Transport infrastructure is central to the sales pitch. Danube says Greenz is minutes from Emirates Road and Sheikh Mohammed Bin Zayed Road, while the longer-term story hinges on the Dubai Metro Blue Line, which will extend to Academic City. Dubai’s authorities approved the 30-km Blue Line to connect a set of growth corridors, and the project’s foundation stone was laid in 2025. For developers marketing off-plan homes with delivery later in the decade, proximity to future rail links remains one of the clearest arguments for pricing power and resale appeal.

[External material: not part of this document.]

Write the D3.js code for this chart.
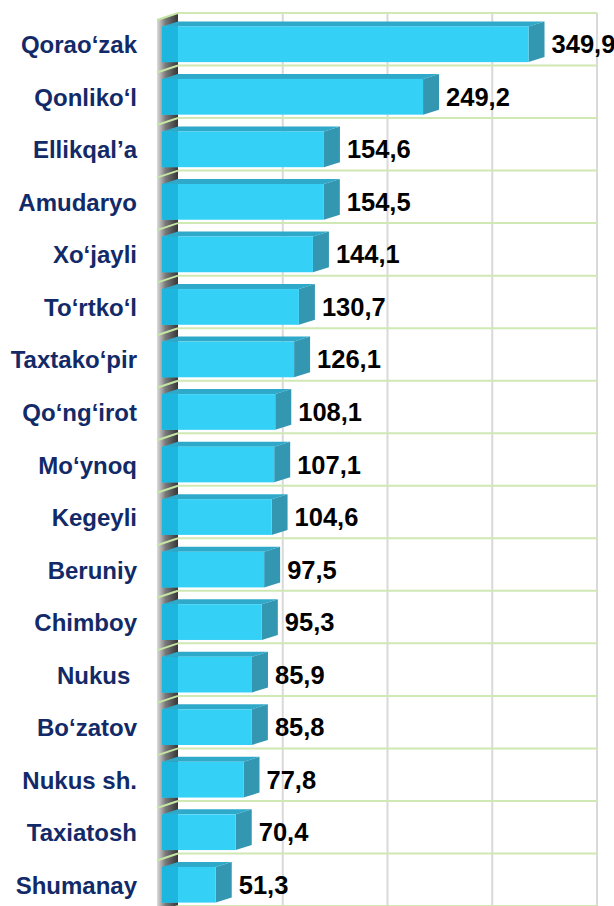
<!DOCTYPE html>
<html>
<head>
<meta charset="utf-8">
<script src="https://cdn.jsdelivr.net/npm/d3@7"></script>
<style>
  html, body { margin: 0; padding: 0; background: #fff; }
  svg { display: block; }
</style>
</head>
<body>
<div id="chart"></div>
<script>
/* ── data ─────────────────────────────────────────────── */
const districts = ['Qorao‘zak', 'Qonliko‘l', 'Ellikqal’a', 'Amudaryo', 'Xo‘jayli', 'To‘rtko‘l',
  'Taxtako‘pir', 'Qo‘ng‘irot', 'Mo‘ynoq', 'Kegeyli', 'Beruniy', 'Chimboy', 'Nukus ',
  'Bo‘zatov', 'Nukus sh.', 'Taxiatosh', 'Shumanay'];
const values = [349.9, 249.2, 154.6, 154.5, 144.1, 130.7, 126.1, 108.1, 107.1, 104.6,
  97.5, 95.3, 85.9, 85.8, 77.8, 70.4, 51.3];
const gridTicks = [100, 200, 300, 400];

/* ── layout ───────────────────────────────────────────── */
const W = 614, H = 906;
const DX = 16, DY = 5;          // 3d depth offset of bars
const WALL_L = 157;             // left edge of the side wall

const data = districts.map((d, i) => ({ name: d, value: values[i] }));

const svg = d3.select('#chart').append('svg')
  .attr('width', W).attr('height', H);

const x = d3.scaleLinear().domain([0, 400]).range([178, 597]);
const y = d3.scaleBand().domain(districts).range([13, 906])
  .paddingInner(0.32).paddingOuter(0.16);
const step = y.step();
const bw = y.bandwidth();

const fmt = v => d3.format('.1f')(v).replace('.', ',');

/* side wall gradient */
const defs = svg.append('defs');
const grad = defs.append('linearGradient').attr('id', 'wall')
  .attr('x1', 0).attr('x2', 1).attr('y1', 0).attr('y2', 0);
grad.append('stop').attr('offset', '0%').attr('stop-color', '#dcdcdc');
grad.append('stop').attr('offset', '40%').attr('stop-color', '#7a7a7a');
grad.append('stop').attr('offset', '100%').attr('stop-color', '#363636');

svg.append('path')
  .attr('d', `M${x(0)},13 L${x(0)},${H} L${WALL_L},${H} L${WALL_L},20 Z`)
  .attr('fill', 'url(#wall)');

/* vertical grid on back wall */
svg.append('g').selectAll('line').data(gridTicks).join('line')
  .attr('x1', d => x(d)).attr('x2', d => x(d))
  .attr('y1', 13).attr('y2', H)
  .attr('stroke', '#d9d9d9').attr('stroke-width', 2);

/* category grid lines (back wall + side wall) */
const bounds = d3.range(districts.length + 1).map(k => 13 + k * step);
const cg = svg.append('g');
cg.selectAll('line').data(bounds).join('line')
  .attr('x1', x(0)).attr('x2', x(400))
  .attr('y1', d => d).attr('y2', d => d)
  .attr('stroke', '#cfe8b4').attr('stroke-width', 2);
cg.selectAll('path').data(bounds).join('path')
  .attr('d', d => `M${x(0)},${d} L${WALL_L},${d + 7}`)
  .attr('stroke', '#c5e6a3').attr('stroke-width', 2).attr('fill', 'none');

/* bars */
const bars = svg.append('g').selectAll('g').data(data).join('g');

bars.append('path')   // top face
  .attr('d', d => {
    const y0 = y(d.name), xe = x(d.value);
    return `M${x(0) - DX},${y0 + DY} L${x(0)},${y0} L${xe},${y0} L${xe - DX},${y0 + DY} Z`;
  })
  .attr('fill', '#2fa9ca');

bars.append('path')   // right side face
  .attr('d', d => {
    const y0 = y(d.name), xe = x(d.value);
    return `M${xe - DX},${y0 + DY} L${xe},${y0} L${xe},${y0 + bw} L${xe - DX},${y0 + bw + DY} Z`;
  })
  .attr('fill', '#3497b2');

bars.append('rect')   // front face
  .attr('x', x(0) - DX).attr('y', d => y(d.name) + DY)
  .attr('width', d => x(d.value) - x(0))
  .attr('height', bw)
  .attr('fill', '#34d0f6');

bars.append('rect')   // part of front face in front of the wall
  .attr('x', x(0) - DX).attr('y', d => y(d.name) + DY)
  .attr('width', DX).attr('height', bw)
  .attr('fill', '#1db6de');

/* value labels */
bars.append('text')
  .attr('x', d => x(d.value) + 7)
  .attr('y', d => y(d.name) + DY + bw / 2 + 9)
  .attr('font-family', 'Liberation Sans, Arial, sans-serif')
  .attr('font-weight', 'bold').attr('font-size', 25.5)
  .attr('fill', '#000')
  .text(d => fmt(d.value));

/* category labels */
svg.append('g').selectAll('text').data(data).join('text')
  .attr('x', 137)
  .attr('y', d => y(d.name) + DY + bw / 2 + 9)
  .attr('text-anchor', 'end')
  .attr('xml:space', 'preserve')
  .style('white-space', 'pre')
  .attr('font-family', 'Liberation Sans, Arial, sans-serif')
  .attr('font-weight', 'bold').attr('font-size', 24)
  .attr('fill', '#132a68')
  .text(d => d.name);
</script>
</body>
</html>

The wider market backdrop is more complicated. Dubai Land Department data cited by local business media showed January 2026 real estate transactions reaching AED 111 billion, underlining how strong momentum remained at the start of the year. February sales also stayed elevated, with off-plan deals accounting for about 62 per cent of total sales by volume. That helps explain why developers continue to bring new stock to market and why branded launches still attract strong marketing attention.

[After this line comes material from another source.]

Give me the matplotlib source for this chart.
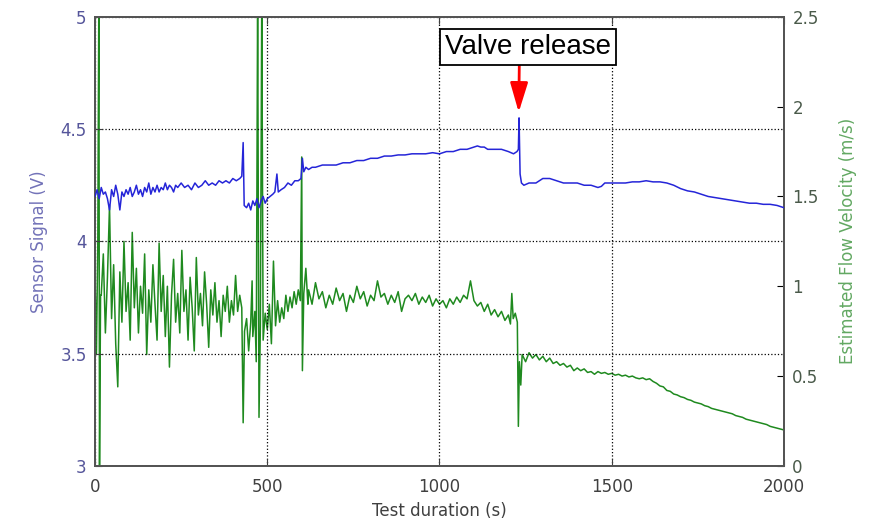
import matplotlib.pyplot as plt
import numpy as np

# sensor signal (V), left axis
t_sensor = [0, 6, 12, 18, 24, 30, 36, 42, 48, 54, 60, 66, 72, 78, 84, 90, 96, 102, 108, 114,
            120, 126, 132, 138, 144, 150, 156, 162, 168, 174, 180, 186, 192, 198, 204, 210, 216,
            222, 228, 234, 240, 250, 260, 270, 280, 290, 300, 310, 320, 330, 340, 350, 360, 370,
            380, 390, 400, 410, 420, 426, 430, 433, 440, 446, 452, 458, 464, 470, 476, 482, 488,
            494, 500, 508, 516, 522, 528, 532, 540, 550, 560, 570, 580, 590, 598, 602, 606, 612,
            620, 630, 640, 660, 680, 700, 720, 740, 760, 780, 800, 820, 840, 860, 880, 900, 920,
            940, 960, 980, 1000, 1020, 1040, 1060, 1080, 1100, 1110, 1120, 1130, 1140, 1160, 1180,
            1200, 1215, 1225, 1229, 1231, 1234, 1238, 1245, 1260, 1280, 1300, 1320, 1340, 1360,
            1380, 1400, 1420, 1440, 1460, 1470, 1480, 1500, 1520, 1540, 1560, 1580, 1600, 1620,
            1640, 1660, 1680, 1700, 1720, 1740, 1760, 1780, 1800, 1820, 1840, 1860, 1880, 1900,
            1920, 1940, 1960, 1980, 2000]
sensor = [4.20, 4.23, 4.19, 4.24, 4.21, 4.22, 4.19, 4.14, 4.23, 4.20, 4.25, 4.21, 4.14, 4.22,
          4.20, 4.23, 4.21, 4.24, 4.20, 4.22, 4.25, 4.21, 4.23, 4.20, 4.24, 4.22, 4.26, 4.21,
          4.24, 4.22, 4.25, 4.22, 4.24, 4.23, 4.26, 4.23, 4.25, 4.24, 4.22, 4.25, 4.24, 4.26,
          4.24, 4.25, 4.23, 4.26, 4.24, 4.25, 4.27, 4.25, 4.26, 4.25, 4.27, 4.26, 4.27, 4.26,
          4.28, 4.27, 4.28, 4.29, 4.44, 4.16, 4.15, 4.17, 4.14, 4.18, 4.16, 4.19, 4.15, 4.18,
          4.20, 4.17, 4.19, 4.20, 4.21, 4.22, 4.30, 4.22, 4.23, 4.24, 4.26, 4.25, 4.27, 4.27,
          4.28, 4.37, 4.31, 4.33, 4.32, 4.33, 4.33, 4.34, 4.34, 4.34, 4.35, 4.35, 4.36, 4.36,
          4.37, 4.37, 4.38, 4.38, 4.385, 4.385, 4.39, 4.39, 4.39, 4.395, 4.39, 4.40, 4.40, 4.41,
          4.41, 4.42, 4.425, 4.42, 4.42, 4.41, 4.41, 4.41, 4.40, 4.39, 4.40, 4.41, 4.55, 4.30,
          4.26, 4.25, 4.26, 4.26, 4.28, 4.28, 4.27, 4.26, 4.26, 4.26, 4.25, 4.25, 4.24, 4.245,
          4.26, 4.26, 4.26, 4.26, 4.265, 4.265, 4.27, 4.265, 4.265, 4.26, 4.25, 4.235, 4.225,
          4.22, 4.21, 4.20, 4.195, 4.19, 4.185, 4.18, 4.175, 4.17, 4.17, 4.165, 4.165, 4.16, 4.15]

# estimated flow velocity (m/s), right axis
t_flow = [0, 4, 8, 11, 13, 16, 18, 24, 30, 36, 42, 48, 54, 60, 66, 72, 78, 84, 90, 96, 102,
          108, 114, 120, 126, 132, 138, 144, 150, 156, 162, 168, 174, 180, 186, 192, 198, 204,
          210, 216, 222, 228, 234, 240, 246, 252, 258, 264, 270, 276, 282, 288, 294, 300, 306,
          312, 318, 324, 330, 336, 342, 348, 354, 360, 366, 372, 378, 384, 390, 396, 402, 408,
          414, 420, 426, 430, 434, 440, 446, 452, 456, 458, 464, 468, 472, 476, 480, 484, 488,
          494, 500, 506, 512, 518, 524, 530, 536, 542, 548, 554, 560, 566, 572, 578, 584, 590,
          596, 600, 602, 606, 612, 618,
          620, 630, 640, 650, 660, 670, 680, 690, 700, 710, 720, 730, 740, 750, 760, 770, 780,
          790, 800, 810, 820, 830, 840, 850, 860, 870, 880, 890, 900, 910, 920, 930, 940, 950,
          960, 970, 980, 990, 1000, 1010, 1020, 1030, 1040, 1050, 1060, 1070, 1080, 1090, 1100,
          1110, 1120, 1130, 1140, 1150, 1160, 1170, 1180, 1190, 1200, 1206, 1210, 1214, 1220,
          1226, 1229, 1232, 1236, 1240, 1250, 1260, 1270, 1280, 1290, 1300, 1310, 1320, 1330,
          1340, 1350, 1360, 1370, 1380, 1390, 1400, 1410, 1420, 1430, 1440, 1450, 1460, 1470,
          1480, 1490, 1500, 1510, 1520, 1530, 1540, 1550, 1560, 1570, 1580, 1590, 1600, 1610,
          1620, 1630, 1640, 1650, 1660, 1670, 1680, 1690, 1700, 1710, 1720, 1730, 1740, 1750,
          1760, 1770, 1780, 1790, 1800, 1810, 1820, 1830, 1840, 1850, 1860, 1870, 1880, 1890,
          1900, 1910, 1920, 1930, 1940, 1950, 1960, 1970, 1980, 1990, 2000]
flow = [1.05, 0.62, 1.25, 2.6, 0.0, 0.95, 0.95, 1.18, 0.74, 1.05, 1.45, 0.82, 1.12, 0.68, 0.44,
        1.08, 0.80, 1.25, 0.86, 1.02, 0.70, 1.30, 0.88, 1.10, 0.74, 1.00, 0.85, 1.18, 0.62, 0.98,
        0.80, 1.12, 0.90, 0.70, 1.24, 0.86, 1.06, 0.72, 1.00, 0.55, 0.95, 1.15, 0.80, 0.96, 0.74,
        1.20, 0.86, 0.98, 0.70, 1.05, 0.88, 0.64, 1.16, 0.84, 0.96, 0.78, 1.08, 0.90, 0.66, 0.98,
        0.84, 1.02, 0.80, 0.92, 0.72, 0.95, 0.86, 1.00, 0.80, 0.92, 0.84, 1.06, 0.86, 0.95, 0.88,
        0.24, 0.75, 0.82, 0.64, 0.80, 1.03, 0.72, 0.86, 0.58, 2.6, 0.27, 0.78, 2.6, 0.70, 0.85,
        0.76, 0.90, 0.68, 1.14, 0.78, 0.92, 0.80, 0.88, 0.82, 0.95, 0.86, 0.94, 0.88, 0.97, 0.90,
        0.98, 0.92, 1.72, 0.53, 0.96, 1.10, 0.90,
        0.98, 0.90, 1.02, 0.93, 0.97, 0.88, 0.95, 0.90, 0.99, 0.92, 0.96, 0.86, 0.95, 0.91, 1.00,
        0.93, 0.97, 0.89, 0.95, 0.92, 1.03, 0.94, 0.96, 0.90, 0.95, 0.91, 0.97, 0.86, 0.93, 0.95,
        0.92, 0.96, 0.90, 0.94, 0.91, 0.95, 0.89, 0.93, 0.90, 0.92, 0.88, 0.93, 0.90, 0.94, 0.91,
        0.95, 0.93, 1.03, 0.92, 0.89, 0.91, 0.86, 0.90, 0.84, 0.87, 0.83, 0.86, 0.81, 0.84, 0.79,
        0.96, 0.82, 0.85, 0.80, 0.22, 0.58, 0.45, 0.62, 0.58, 0.63, 0.60, 0.62, 0.59, 0.61, 0.58,
        0.60, 0.57, 0.58, 0.56, 0.57, 0.55, 0.56, 0.53, 0.545, 0.53, 0.54, 0.52, 0.525, 0.51,
        0.525, 0.515, 0.52, 0.51, 0.515, 0.505, 0.51, 0.50, 0.505, 0.495, 0.50, 0.49, 0.485, 0.49,
        0.48, 0.485, 0.47, 0.46, 0.445, 0.44, 0.42, 0.415, 0.40, 0.395, 0.385, 0.38, 0.37, 0.365,
        0.355, 0.35, 0.345, 0.335, 0.33, 0.32, 0.315, 0.31, 0.305, 0.30, 0.295, 0.29, 0.28, 0.275,
        0.27, 0.26, 0.255, 0.25, 0.245, 0.24, 0.235, 0.23, 0.22, 0.215, 0.21, 0.205, 0.20]

x_ticks = [0, 500, 1000, 1500, 2000]
left_ticks = [3, 3.5, 4, 4.5, 5]
right_ticks = [0, 0.5, 1, 1.5, 2, 2.5]
release_t = 1230
release_v = 4.575

fig = plt.figure(figsize=(8.72, 5.27), dpi=100)
ax = fig.add_axes([0.109, 0.116, 0.790, 0.852])
ax2 = ax.twinx()

ax.plot(t_sensor, sensor, color="#2525d8", lw=1.1, zorder=3)
ax2.plot(t_flow, flow, color="#1f8a1f", lw=1.1)

ax.set_xlim(0, 2000)
ax.set_ylim(3, 5)
ax2.set_ylim(0, 2.5)
ax.set_xticks(x_ticks)
ax.set_yticks(left_ticks)
ax.set_yticklabels(["3", "3.5", "4", "4.5", "5"])
ax2.set_yticks(right_ticks)
ax2.set_yticklabels(["0", "0.5", "1", "1.5", "2", "2.5"])

ax.grid(True, linestyle=":", color="black", lw=0.9)
ax.tick_params(direction="in", top=True, labelsize=12, colors="#404040", length=5)
ax.tick_params(axis="x", pad=9)
ax.tick_params(axis="y", labelcolor="#55559a", pad=6)
ax2.tick_params(direction="in", labelsize=12, labelcolor="#4a5a4a", length=5, pad=6)
for a in (ax, ax2):
    for s in a.spines.values():
        s.set_color("#555555")
        s.set_linewidth(1.4)

ax.set_xlabel("Test duration (s)", fontsize=12, color="#404040", labelpad=4)
ax.set_ylabel("Sensor Signal (V)", fontsize=12, color="#7272b8", labelpad=9)
ax2.set_ylabel("Estimated Flow Velocity (m/s)", fontsize=12, color="#62a862", labelpad=15)

ax.set_zorder(ax2.get_zorder() + 1)
ax.patch.set_visible(False)

ax.annotate("Valve release", xy=(release_t, release_v), xytext=(1256, 4.866),
            fontsize=20, family="Liberation Sans", ha="center", va="center",
            bbox=dict(boxstyle="square,pad=0.18", fc="white", ec="black", lw=1.3),
            arrowprops=dict(arrowstyle="-|>,head_length=1.0,head_width=0.3", color="red",
                            lw=2.0, relpos=(0.45, 0), shrinkA=0, shrinkB=0,
                            mutation_scale=18))

fig.savefig("out.png", dpi=100)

Yet the bullish case is now being tested. Reuters reported in March that Dubai’s property sector was showing early signs of strain after regional conflict unsettled investor sentiment, with Goldman Sachs estimating a sharp drop in transaction volumes in early March. A separate Reuters report last year cited Fitch as forecasting that a surge in completions across 2025 and 2026 could push Dubai residential prices down by as much as 15 per cent from peak levels, even after values had climbed roughly 60 per cent between 2022 and the first quarter of 2025.

That tension between demand and supply is likely to shape how Greenz is judged. On one side, suburban villa and townhouse products have tended to enjoy stronger end-user support than speculative micro-unit launches, particularly when tied to schools, road access and future rail. On the other, a market facing heavier supply and geopolitical risk leaves less room for aggressive assumptions about uninterrupted price gains. Danube’s own launch language leans heavily on appreciation potential, but buyers will be weighing that against a market that is no longer moving in only one direction.